* Begin *

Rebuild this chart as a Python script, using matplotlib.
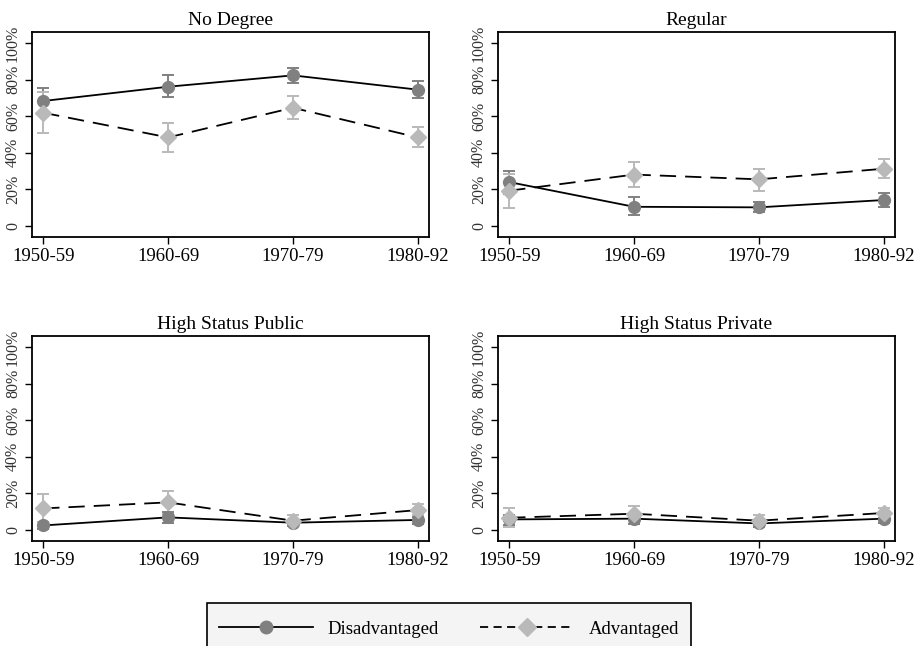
import numpy as np
import matplotlib
matplotlib.use("Agg")
import matplotlib.pyplot as plt
from matplotlib.lines import Line2D
from matplotlib.patches import Rectangle

plt.rcParams["font.family"] = ["Liberation Serif", "DejaVu Serif"]

# Data (percent)
cohorts = ["1950-59", "1960-69", "1970-79", "1980-92"]
panels = ["No Degree", "Regular", "High Status Public", "High Status Private"]

# Disadvantaged: estimate, lower bound, upper bound
dis_est = [
    [68.3, 76.1, 82.3, 74.5],
    [24.0, 10.5, 10.2, 14.2],
    [2.5, 6.9, 4.0, 5.5],
    [5.8, 6.2, 3.6, 6.2],
]
dis_lo = [
    [61.0, 70.3, 78.3, 70.0],
    [17.5, 5.8, 7.5, 10.5],
    [0.3, 3.6, 2.2, 3.3],
    [2.7, 3.1, 1.8, 3.6],
]
dis_hi = [
    [75.6, 82.3, 86.3, 79.0],
    [30.2, 15.7, 13.3, 17.9],
    [4.5, 10.0, 5.5, 7.3],
    [8.2, 8.7, 4.9, 8.2],
]

# Advantaged: estimate, lower bound, upper bound
adv_est = [
    [61.9, 48.4, 64.6, 48.4],
    [19.3, 28.1, 25.5, 31.3],
    [11.8, 15.1, 5.1, 10.9],
    [6.7, 8.9, 5.1, 9.3],
]
adv_lo = [
    [51.0, 40.6, 58.3, 43.3],
    [9.8, 21.1, 19.3, 26.4],
    [4.5, 9.0, 2.7, 8.0],
    [1.8, 5.5, 2.7, 6.4],
]
adv_hi = [
    [73.4, 56.2, 71.2, 53.9],
    [28.4, 34.8, 31.0, 36.4],
    [19.6, 21.5, 8.0, 14.4],
    [12.2, 13.3, 8.2, 12.2],
]

yticks = [0, 20, 40, 60, 80, 100]
ytick_labels = ["0", "20%", "40%", "60%", "80%", "100%"]

dark = "#808080"
light = "#b9b9b9"
dash = (0, (9, 5))

fig = plt.figure(figsize=(9.21, 6.46), dpi=100)

W, H = 921, 646
boxes = [
    (32, 32, 429, 237),
    (498, 32, 895, 237),
    (32, 336, 429, 541),
    (498, 336, 895, 541),
]

x = np.arange(len(cohorts))

for i, (l, t, r, b) in enumerate(boxes):
    ax = fig.add_axes([l / W, 1 - b / H, (r - l) / W, (b - t) / H])

    for est, lo, hi, col, ls, mk, ms in [
        (dis_est[i], dis_lo[i], dis_hi[i], dark, "-", "o", 8.5),
        (adv_est[i], adv_lo[i], adv_hi[i], light, dash, "D", 8.5),
    ]:
        est = np.array(est)
        err = [est - np.array(lo), np.array(hi) - est]
        ax.plot(x, est, color="black", linestyle=ls, linewidth=1.3, zorder=2)
        ax.errorbar(x, est, yerr=err, fmt=mk, color=col, ecolor=col,
                    markersize=ms, elinewidth=1.4, capsize=4, capthick=1.4,
                    zorder=3)

    ax.set_xlim(-0.09, 3.09)
    ax.set_ylim(-6, 106)
    ax.set_xticks(x)
    ax.set_xticklabels(cohorts, fontsize=13.5)
    ax.set_yticks(yticks)
    ax.set_yticklabels(ytick_labels, fontsize=11.5, rotation=90, va="center",
                       color="#333333")
    ax.tick_params(axis="x", length=5, width=1, pad=3)
    ax.tick_params(axis="y", length=5, width=1, pad=3)
    for s in ax.spines.values():
        s.set_linewidth(1.3)
    ax.set_title(panels[i], fontsize=14, pad=5)

# legend frame (runs off the bottom edge, as in the reference)
fig.patches.append(Rectangle((207 / W, 1 - 680 / H), (691 - 207) / W,
                             (680 - 603) / H, transform=fig.transFigure,
                             facecolor="#f4f4f4", edgecolor="black",
                             linewidth=1.2, zorder=0))

handles = [
    Line2D([], [], color="black", linewidth=1.3, marker="o", markersize=9,
           markerfacecolor=dark, markeredgecolor=dark),
    Line2D([], [], color="black", linewidth=1.3, linestyle=(0, (4.5, 3)),
           marker="D", markersize=9, markerfacecolor=light,
           markeredgecolor=light),
]
leg = fig.legend(handles, ["Disadvantaged", "Advantaged"], ncol=2,
                 loc="center", bbox_to_anchor=(449 / W, 1 - 629 / H),
                 fontsize=13.5, handlelength=5, columnspacing=2.2,
                 handletextpad=0.8, borderpad=0.3, frameon=False)

fig.savefig("out.png", dpi=100)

* End *

-- PROBLEM STATEMENT --
Only a number is wanted here: how many lines in the data above include the string "matplotlib"?

-- SOLUTION TO THE PROBLEM --
6